Given request » Find every line in the records that holds the string "script". Copy each one.

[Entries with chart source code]
────────────────

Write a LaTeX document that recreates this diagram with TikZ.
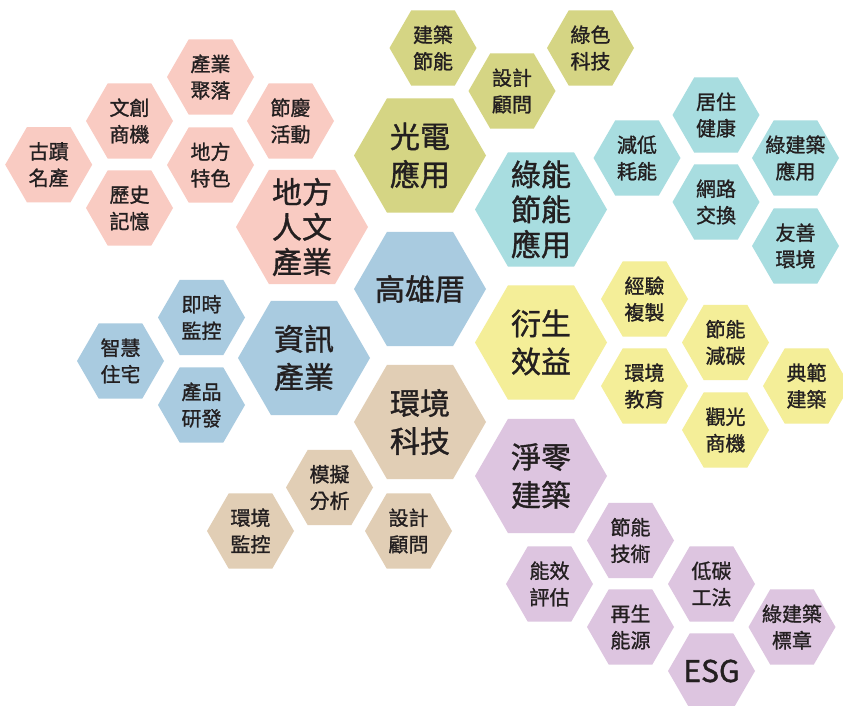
\documentclass[tikz,border=0pt]{standalone}
\usepackage{fontspec}
\setmainfont{Noto Sans CJK TC}
\newfontfamily\hexfont{Noto Sans CJK TC}[FakeBold=1.2]
\usetikzlibrary{shapes.geometric}
\definecolor{pinkc}{HTML}{F9CBC2}
\definecolor{olivec}{HTML}{D5D584}
\definecolor{tealc}{HTML}{A8DDE0}
\definecolor{bluec}{HTML}{A9CBE0}
\definecolor{yellowc}{HTML}{F4EE98}
\definecolor{tanc}{HTML}{E1CEB5}
\definecolor{lilacc}{HTML}{DDC5E0}
\definecolor{txtc}{HTML}{231F20}
\tikzset{
  hexbase/.style={regular polygon, regular polygon sides=6, inner sep=0pt, outer sep=0pt, draw=none},
  bighex/.style={hexbase, minimum size=132pt},
  smallhex/.style={hexbase, minimum size=87pt},
  stxt/.style={align=center, text=txtc, inner sep=0pt, font=\hexfont\fontsize{20}{26.5}\selectfont},
  btxt/.style={align=center, text=txtc, inner sep=0pt, font=\hexfont\fontsize{30}{38}\selectfont},
  bbtxt/.style={align=center, text=txtc, inner sep=0pt, font=\hexfont\fontsize{30}{35}\selectfont},
}
\newcommand\myshex[4]{%
  \node[smallhex, fill=#2] (#1) at (#3) {};
  \node[stxt] (#1-t) at (#1.center) {#4};}
\newcommand\mybhex[5]{%
  \node[bighex, fill=#2] (#1) at (#3) {};
  \node[#5] (#1-t) at (#1.center) {#4};}
\begin{document}
\begin{tikzpicture}[x=1pt, y=-1pt]
\useasboundingbox (0,0) rectangle (843,706);
\fill[white] (0,0) rectangle (843,706);
% big hexagons
\mybhex{gx}{bluec}{420,289}{高雄厝}{btxt}
\mybhex{gd}{olivec}{420,155.5}{光電\\應用}{btxt}
\mybhex{lv}{tealc}{541,209.5}{綠能\\節能\\應用}{bbtxt}
\mybhex{df}{pinkc}{302,227}{地方\\人文\\產業}{bbtxt}
\mybhex{zx}{bluec}{304,358}{資訊\\產業}{btxt}
\mybhex{ys}{yellowc}{541,342.5}{衍生\\效益}{btxt}
\mybhex{hj}{tanc}{420,422}{環境\\科技}{btxt}
\mybhex{jl}{lilacc}{541,476}{淨零\\建築}{btxt}
% pink
\myshex{p1}{pinkc}{210.5,77}{產業\\聚落}
\myshex{p2}{pinkc}{129.5,121}{文創\\商機}
\myshex{p3}{pinkc}{290.5,121}{節慶\\活動}
\myshex{p4}{pinkc}{48.7,164.7}{古蹟\\名產}
\myshex{p5}{pinkc}{210.5,165}{地方\\特色}
\myshex{p6}{pinkc}{129.5,208}{歷史\\記憶}
% olive
\myshex{o1}{olivec}{433,48}{建築\\節能}
\myshex{o2}{olivec}{512,91}{設計\\顧問}
\myshex{o3}{olivec}{590.5,48}{綠色\\科技}
% teal
\myshex{c1}{tealc}{637,158}{減低\\耗能}
\myshex{c2}{tealc}{716,115}{居住\\健康}
\myshex{c3}{tealc}{716,202}{網路\\交換}
\myshex{c4}{tealc}{795.5,158}{綠建築\\應用}
\myshex{c5}{tealc}{795.5,246}{友善\\環境}
% blue
\myshex{b1}{bluec}{201.5,317.5}{即時\\監控}
\myshex{b2}{bluec}{120.5,361}{智慧\\住宅}
\myshex{b3}{bluec}{201.5,405}{產品\\研發}
% yellow
\myshex{y1}{yellowc}{644.5,299}{經驗\\複製}
\myshex{y2}{yellowc}{644.5,386}{環境\\教育}
\myshex{y3}{yellowc}{725.5,342.5}{節能\\減碳}
\myshex{y4}{yellowc}{725.5,430}{觀光\\商機}
\myshex{y5}{yellowc}{806.5,386}{典範\\建築}
% tan
\myshex{t1}{tanc}{329.5,487.5}{模擬\\分析}
\myshex{t2}{tanc}{250.5,531}{環境\\監控}
\myshex{t3}{tanc}{408.5,531}{設計\\顧問}
% lilac
\myshex{l1}{lilacc}{630.5,540.5}{節能\\技術}
\myshex{l2}{lilacc}{549.5,584}{能效\\評估}
\myshex{l3}{lilacc}{711.5,584}{低碳\\工法}
\myshex{l4}{lilacc}{630.5,627}{再生\\能源}
\myshex{l5}{lilacc}{792,627}{綠建築\\標章}
\node[smallhex, fill=lilacc] (l6) at (711.5,671) {};
\node[btxt] (l6-t) at (l6.center) {ESG};
\end{tikzpicture}
\end{document}
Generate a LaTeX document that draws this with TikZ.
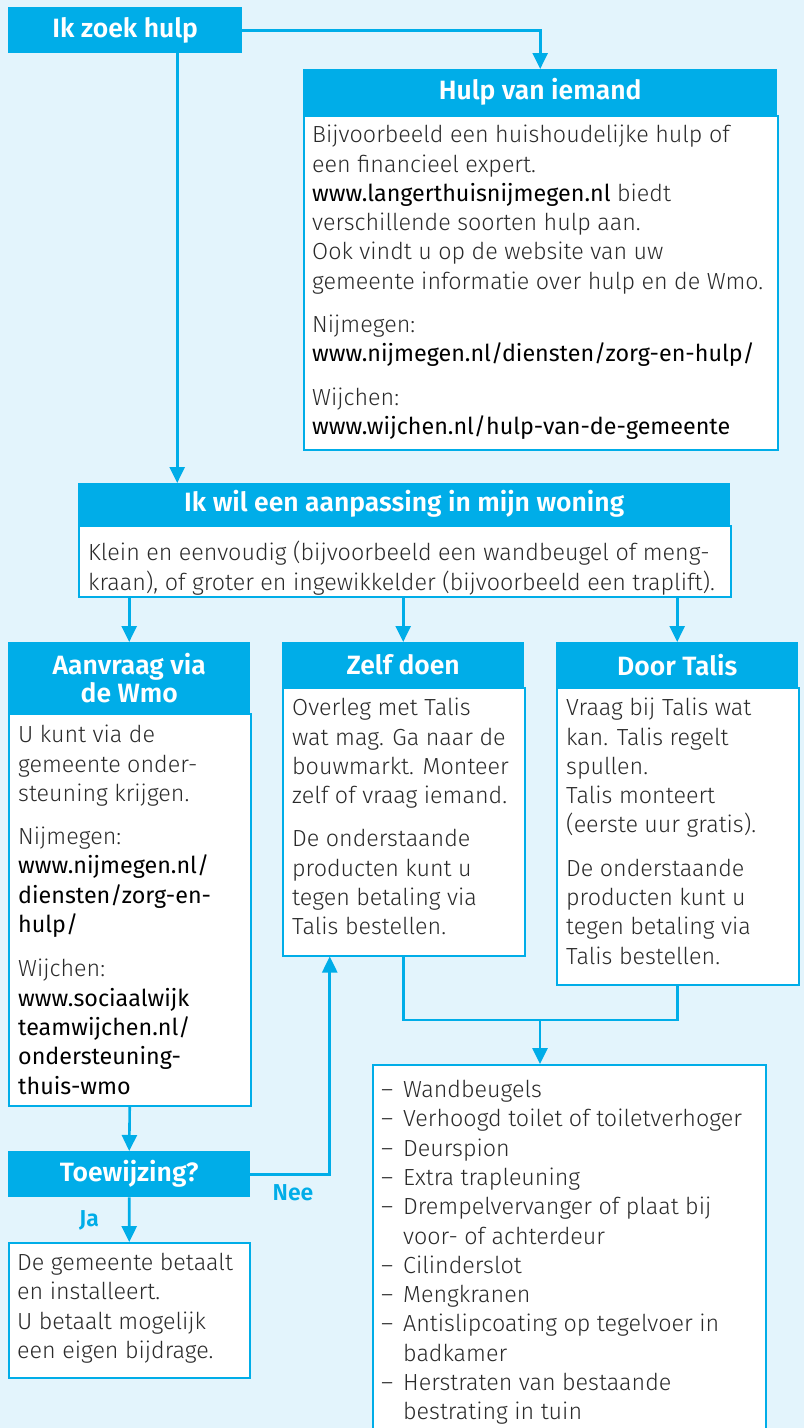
\documentclass[tikz,border=0pt]{standalone}
\usepackage{fontspec}
\usetikzlibrary{arrows.meta}
\IfFontExistsTF{Fira Sans Light}{\newfontfamily\bodyf{Fira Sans Light}}{%
  \IfFontExistsTF{FiraSans-Light.otf}{\newfontfamily\bodyf{FiraSans-Light.otf}}{\newfontfamily\bodyf{Fira Sans}}}
\newfontfamily\urlf{Fira Sans}
\IfFontExistsTF{Fira Sans SemiBold}{\newfontfamily\hdrf{Fira Sans SemiBold}}{%
  \IfFontExistsTF{FiraSans-SemiBold.otf}{\newfontfamily\hdrf{FiraSans-SemiBold.otf}}{\newcommand\hdrf{\urlf\bfseries}}}
\newcommand\urlt[1]{{\urlf\color{black}#1}}
\newcommand\fst{\rule{0pt}{17pt}}
\definecolor{cy}{HTML}{00ADE8}
\definecolor{bgc}{HTML}{E3F4FC}
\definecolor{ink}{HTML}{2A2A2A}
\begin{document}
\begin{tikzpicture}[x=1pt,y=-1pt,
  hdr/.style={fill=cy, text=white, inner sep=0pt, anchor=north west, align=center,
    font=\hdrf\fontsize{26.5}{28}\selectfont},
  box/.style={draw=cy, line width=1.5pt, fill=white, inner sep=0pt, anchor=north west},
  txt/.style={inner sep=0pt, anchor=north west, align=left, text=ink,
    font=\bodyf\fontsize{23.3}{29.3}\selectfont},
  line/.style={draw=cy, line width=2.6pt},
  conn/.style={line, -{Triangle[length=16pt,width=15pt]}},
  lbl/.style={text=cy, inner sep=0pt, font=\hdrf\fontsize{23}{25}\selectfont}]
\useasboundingbox (0,0) rectangle (804,1428);
\fill[bgc] (0,0) rectangle (804,1428);

% boxes
\node[box, minimum width=474pt, minimum height=334pt] (hulpb) at (303,115) {};
\node[hdr, minimum width=474pt, minimum height=46pt] (hulp) at (303,69) {Hulp van iemand};
\node[hdr, minimum width=234pt, minimum height=46pt] (zoek) at (8,7) {Ik zoek hulp};

\node[box, minimum width=652pt, minimum height=71pt] (ikwilb) at (78,525) {};
\node[hdr, minimum width=652pt, minimum height=42pt] (ikwil) at (78,483) {Ik wil een aanpassing in mijn woning};

\node[box, minimum width=242pt, minimum height=392pt] (aanvb) at (8,713) {};
\node[hdr, minimum width=242pt, minimum height=71pt] (aanv) at (8,642) {Aanvraag via\\de Wmo};

\node[box, minimum width=242pt, minimum height=268pt] (zelfb) at (282,687) {};
\node[hdr, minimum width=242pt, minimum height=45pt] (zelf) at (282,642) {Zelf doen};

\node[box, minimum width=242pt, minimum height=297pt] (talisb) at (556,687) {};
\node[hdr, minimum width=242pt, minimum height=45pt] (talis) at (556,642) {Door Talis};

\node[hdr, minimum width=242pt, minimum height=46pt] (toew) at (8,1151) {Toewijzing?};
\node[box, minimum width=241pt, minimum height=135pt] (fin) at (8,1242) {};

\node[box, minimum width=393pt, minimum height=400pt] (list) at (372,1064) {};

% texts
\node[txt] (hulpt) at (312,125) {\fst Bijvoorbeeld een huishoudelijke hulp of\\
een financieel expert.\\
\urlt{www.langerthuisnijmegen.nl} biedt\\
verschillende soorten hulp aan.\\
Ook vindt u op de website van uw\\
gemeente informatie over hulp en de Wmo.\\[14pt]
Nijmegen:\\
\urlt{www.nijmegen.nl/diensten/zorg-en-hulp/}\\[14pt]
Wijchen:\\
\urlt{www.wijchen.nl/hulp-van-de-gemeente}};

\node[txt] (ikwilt) at (88,541) {\fst Klein en eenvoudig (bijvoorbeeld een wandbeugel of meng-\\
kraan), of groter en ingewikkelder (bijvoorbeeld een traplift).};

\node[txt] (aanvt) at (18,725) {\fst U kunt via de\\gemeente onder-\\steuning krijgen.\\[14pt]
Nijmegen:\\\urlt{www.nijmegen.nl/}\\\urlt{diensten/zorg-en-}\\\urlt{hulp/}\\[15pt]
Wijchen:\\\urlt{www.sociaalwijk}\\\urlt{teamwijchen.nl/}\\\urlt{ondersteuning-}\\\urlt{thuis-wmo}};

\node[txt] (zelft) at (292,698) {\fst Overleg met Talis\\wat mag. Ga naar de\\bouwmarkt. Monteer\\zelf of vraag iemand.\\[14pt]
De onderstaande\\producten kunt u\\tegen betaling via\\Talis bestellen.};

\node[txt] (talist) at (566,698) {\fst Vraag bij Talis wat\\kan. Talis regelt\\spullen.\\Talis monteert\\(eerste uur gratis).\\[14pt]
De onderstaande\\producten kunt u\\tegen betaling via\\Talis bestellen.};

\node[txt] (fint) at (17,1253) {\fst De gemeente betaalt\\en installeert.\\U betaalt mogelijk\\een eigen bijdrage.};

\node[txt] (listt) at (381,1080) {\fst\makebox[22pt][l]{–}Wandbeugels\\
\makebox[22pt][l]{–}Verhoogd toilet of toiletverhoger\\
\makebox[22pt][l]{–}Deurspion\\
\makebox[22pt][l]{–}Extra trapleuning\\
\makebox[22pt][l]{–}Drempelvervanger of plaat bij\\
\hspace*{22pt}voor- of achterdeur\\
\makebox[22pt][l]{–}Cilinderslot\\
\makebox[22pt][l]{–}Mengkranen\\
\makebox[22pt][l]{–}Antislipcoating op tegelvoer in\\
\hspace*{22pt}badkamer\\
\makebox[22pt][l]{–}Herstraten van bestaande\\
\hspace*{22pt}bestrating in tuin};

% connectors
\draw[conn] (zoek.east) -| (hulp.north);
\draw[conn] ([xshift=52pt]zoek.south) -- ([xshift=52pt]zoek.south |- ikwil.north);
\draw[conn] (ikwilb.south -| aanv.north) -- (aanv.north);
\draw[conn] (ikwilb.south -| zelf.north) -- (zelf.north);
\draw[conn] (ikwilb.south -| talis.north) -- (talis.north);
\draw[conn] (aanvb.south) -- (toew.north);
\draw[conn] (toew.east) -| ([xshift=-74pt]zelfb.south);
\draw[conn] (toew.south) -- (fin.north);
\coordinate (j) at (540,1020);
\draw[line] (zelfb.south) |- (j);
\draw[line] (talisb.south) |- (j);
\draw[conn] (j) -- (j |- list.north);

\node[lbl] (nee) at (293,1193) {Nee};
\node[lbl] (ja) at (89,1220) {Ja};
\end{tikzpicture}
\end{document}
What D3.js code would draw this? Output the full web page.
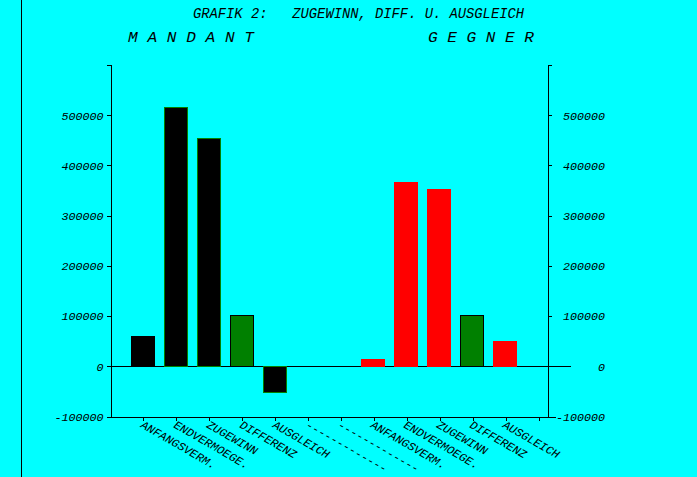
<!DOCTYPE html>
<html>
<head>
<meta charset="utf-8">
<script src="https://cdn.jsdelivr.net/npm/d3@7"></script>
<style>
  html, body { margin: 0; padding: 0; background: #00ffff; }
  svg { display: block; }
  text { font-family: "Liberation Mono", "DejaVu Sans Mono", monospace; font-style: italic; fill: #000; white-space: pre; }
</style>
</head>
<body>
<div id="chart"></div>
<script>
// ---- data ----
const title = "GRAFIK 2:   ZUGEWINN, DIFF. U. AUSGLEICH";
const leftHeading = "M A N D A N T";
const rightHeading = "G E G N E R";
const categories = ["ANFANGSVERM.", "ENDVERMOEGE.", "ZUGEWINN", "DIFFERENZ", "AUSGLEICH",
                    "-------------", "-------------",
                    "ANFANGSVERM.", "ENDVERMOEGE.", "ZUGEWINN", "DIFFERENZ", "AUSGLEICH", ""];
const mandantValues = [60000, 516000, 455000, 102000, -51000];
const gegnerValues = [14000, 367000, 353000, 102000, 51000];
const mandantSlots = [0, 1, 2, 3, 4];
const gegnerSlots = [7, 8, 9, 10, 11];
const yTickValues = [-100000, 0, 100000, 200000, 300000, 400000, 500000, 600000];
const yLabelValues = [-100000, 0, 100000, 200000, 300000, 400000, 500000];

// ---- styles ----
const BG = "#00ffff", GREEN = "#008000", RED = "#ff0000", BLACK = "#000000";
const mandantFill = [BLACK, BLACK, BLACK, GREEN, BLACK];
const mandantStroke = [BLACK, GREEN, GREEN, BLACK, GREEN];
const gegnerFill = [RED, RED, RED, GREEN, RED];
const gegnerStroke = [RED, RED, RED, BLACK, RED];

const W = 697, H = 477;
const svg = d3.select("#chart").append("svg").attr("width", W).attr("height", H)
  .attr("shape-rendering", "crispEdges");
svg.append("rect").attr("width", W).attr("height", H).attr("fill", BG);

const x = d3.scaleLinear().domain([-1, 12.5]).range([110.5, 555]);
const y = d3.scaleLinear().domain([-100000, 600000]).range([416.5, 65]);
const rightAxisX = 547.5;

// left frame line
svg.append("line").attr("x1", 21.5).attr("x2", 21.5).attr("y1", 0).attr("y2", H)
  .attr("stroke", BLACK);

// titles
svg.append("text").attr("x", 193).attr("y", 18).attr("font-size", 15).attr("xml:space", "preserve")
  .attr("textLength", 331).attr("lengthAdjust", "spacingAndGlyphs").text(title);
svg.append("text").attr("x", 128).attr("y", 42).attr("font-size", 15)
  .attr("textLength", 126).attr("lengthAdjust", "spacingAndGlyphs").text(leftHeading);
svg.append("text").attr("x", 428).attr("y", 42).attr("font-size", 15)
  .attr("textLength", 106).attr("lengthAdjust", "spacingAndGlyphs").text(rightHeading);

const fmt = d => yLabelValues.includes(d) ? String(d) : "";

// left axis
const gL = svg.append("g").attr("transform", `translate(${x(-1)},0)`)
  .call(d3.axisLeft(y).tickValues(yTickValues).tickFormat(fmt).tickSize(4).tickSizeOuter(4).tickPadding(3));
// right axis
const gR = svg.append("g").attr("transform", `translate(${rightAxisX},0)`)
  .call(d3.axisRight(y).tickValues(yTickValues).tickFormat(fmt).tickSize(4).tickSizeOuter(4).tickPadding(3));
gR.selectAll("text").attr("text-anchor", "end").attr("x", 605 - rightAxisX);

[gL, gR].forEach(g => {
  g.selectAll("path,line").attr("stroke", BLACK);
  g.selectAll("text")
    .attr("font-family", null).attr("font-size", 11.5)
    .attr("dy", "0.33em")
    .each(function () {
      const t = d3.select(this).text();
      if (t) d3.select(this).attr("textLength", t.length * 7).attr("lengthAdjust", "spacingAndGlyphs");
    });
});

// bottom axis
const gB = svg.append("g").attr("transform", `translate(0,${y(-100000)})`)
  .call(d3.axisBottom(x).tickValues(d3.range(categories.length)).tickFormat("").tickSize(4).tickSizeOuter(0));
gB.selectAll("path,line").attr("stroke", BLACK);

// zero line
svg.append("line").attr("x1", x(-1)).attr("x2", x(13))
  .attr("y1", Math.round(y(0)) + 0.5).attr("y2", Math.round(y(0)) + 0.5).attr("stroke", BLACK);

// bars
const bars = [];
mandantValues.forEach((v, i) => bars.push({ slot: mandantSlots[i], v, fill: mandantFill[i], stroke: mandantStroke[i] }));
gegnerValues.forEach((v, i) => bars.push({ slot: gegnerSlots[i], v, fill: gegnerFill[i], stroke: gegnerStroke[i] }));
const y0 = Math.round(y(0)) + 0.5;
svg.append("g").selectAll("rect").data(bars).join("rect")
  .attr("x", d => Math.floor(x(d.slot)) - 11.5)
  .attr("width", 23)
  .attr("y", d => d.v >= 0 ? Math.round(y(d.v)) + 0.5 : y0)
  .attr("height", d => Math.abs(Math.round(y(d.v)) + 0.5 - y0))
  .attr("fill", d => d.fill)
  .attr("stroke", d => d.stroke);

// category labels (rotated)
svg.append("g").selectAll("text").data(categories.map((c, i) => ({ c, i })).filter(d => d.c))
  .join("text")
  .attr("transform", d => `translate(${Math.floor(x(d.i)) + 1},420) rotate(30)`)
  .attr("dy", 8)
  .attr("font-size", 11.5)
  .attr("textLength", d => d.c.length * 7.05)
  .attr("lengthAdjust", "spacingAndGlyphs")
  .text(d => d.c);
</script>
</body>
</html>
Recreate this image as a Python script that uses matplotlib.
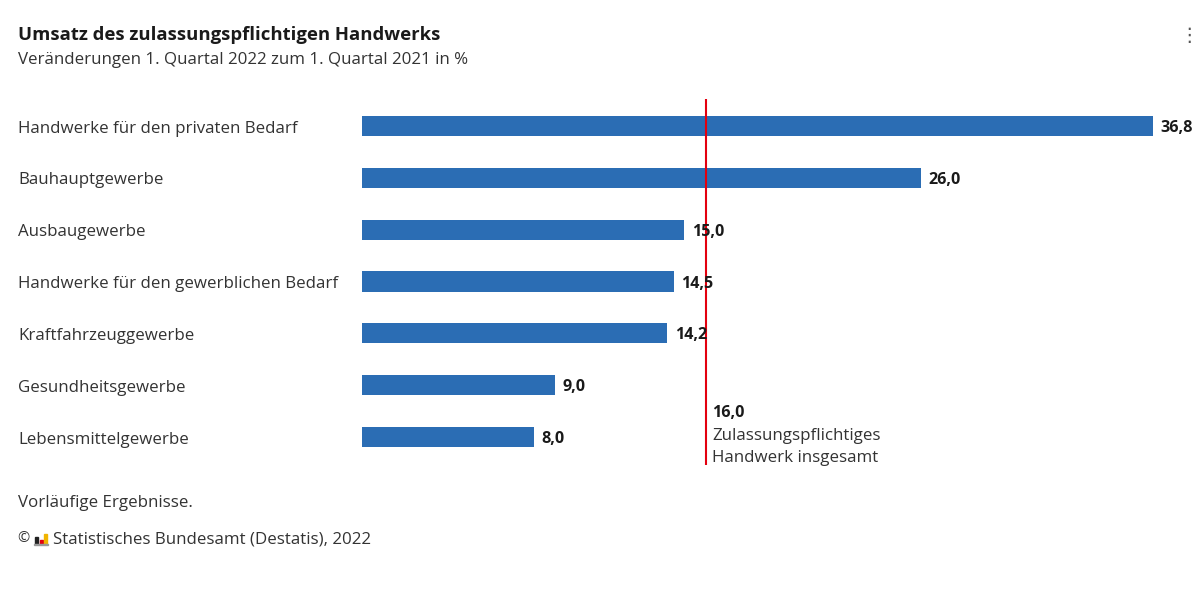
import matplotlib.pyplot as plt
from matplotlib.patches import Rectangle

# data
categories = [
    "Handwerke für den privaten Bedarf",
    "Bauhauptgewerbe",
    "Ausbaugewerbe",
    "Handwerke für den gewerblichen Bedarf",
    "Kraftfahrzeuggewerbe",
    "Gesundheitsgewerbe",
    "Lebensmittelgewerbe",
]
values = [36.8, 26.0, 15.0, 14.5, 14.2, 9.0, 8.0]
total_value = 16.0
total_lines = ["Zulassungspflichtiges", "Handwerk insgesamt"]

BLUE = "#2b6db4"
RED = "#e3000f"
TXT = "#333333"
FONT = ["Open Sans", "DejaVu Sans"]

plt.rcParams["font.family"] = FONT

fig = plt.figure(figsize=(12, 6), dpi=100)
fig.patch.set_facecolor("white")

# axes placed in pixel terms: x 362..1153 for 0..36.8, y 99..465
ax = fig.add_axes([362 / 1200, 1 - 465 / 600, (1153 - 362) / 1200, (465 - 99) / 600])
ax.set_xlim(0, 36.8)
ax.set_ylim(6.54, -0.52)
ax.axis("off")

ypos = list(range(len(values)))
ax.barh(ypos, values, height=0.39, color=BLUE, edgecolor="none")

for y, v, cat in zip(ypos, values, categories):
    ax.text(v + 0.35, y + 0.04, f"{v:.1f}".replace(".", ","), va="center", ha="left",
            fontsize=11.6, fontweight="bold", color="#1a1a1a", clip_on=False)
    ax.text(-16.0, y + 0.05, cat, va="center", ha="left",
            fontsize=12.2, color=TXT, clip_on=False)

ax.axvline(total_value, color=RED, lw=1.5)
ax.text(total_value + 0.28, 5.54, f"{total_value:.1f}".replace(".", ","), va="center",
        ha="left", fontsize=11.6, fontweight="bold", color="#1a1a1a")
for k, line in enumerate(total_lines):
    ax.text(total_value + 0.28, 5.98 + k * 0.43, line, va="center", ha="left",
            fontsize=12.2, color=TXT)

# title block
fig.text(18 / 1200, 1 - 35 / 600, "Umsatz des zulassungspflichtigen Handwerks",
         fontsize=13.3, fontweight="bold", color="#1a1a1a", va="center")
fig.text(18 / 1200, 1 - 60 / 600, "Veränderungen 1. Quartal 2022 zum 1. Quartal 2021 in %",
         fontsize=12.2, color=TXT, va="center")
fig.text(1199 / 1200, 1 - 36 / 600, "⋮", fontsize=14, color="#555555", va="center", ha="right")

# footer
fig.text(18 / 1200, 1 - 503 / 600, "Vorläufige Ergebnisse.", fontsize=12.2, color=TXT, va="center")
fig.text(17 / 1200, 1 - 539 / 600, "©", fontsize=10.5, color=TXT, va="center")
fig.text(53 / 1200, 1 - 539 / 600, "Statistisches Bundesamt (Destatis), 2022",
         fontsize=12.2, color=TXT, va="center")
# tiny logo bars
for x0, h, c in [(35, 7, "#222222"), (40, 4, "#e3000f"), (44, 10, "#f0b400")]:
    fig.patches.append(Rectangle((x0 / 1200, 1 - 544 / 600), 3 / 1200, h / 600,
                                 transform=fig.transFigure, color=c))
fig.patches.append(Rectangle((34 / 1200, 1 - 545 / 600), 14 / 1200, 1 / 600,
                             transform=fig.transFigure, color="#999999"))

fig.savefig("out.png", dpi=100, facecolor="white")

────────────────

Output for this task »
<script src="https://cdn.jsdelivr.net/npm/d3@7"></script>
<script>
</script>
Recreate this image as a Python script that uses matplotlib.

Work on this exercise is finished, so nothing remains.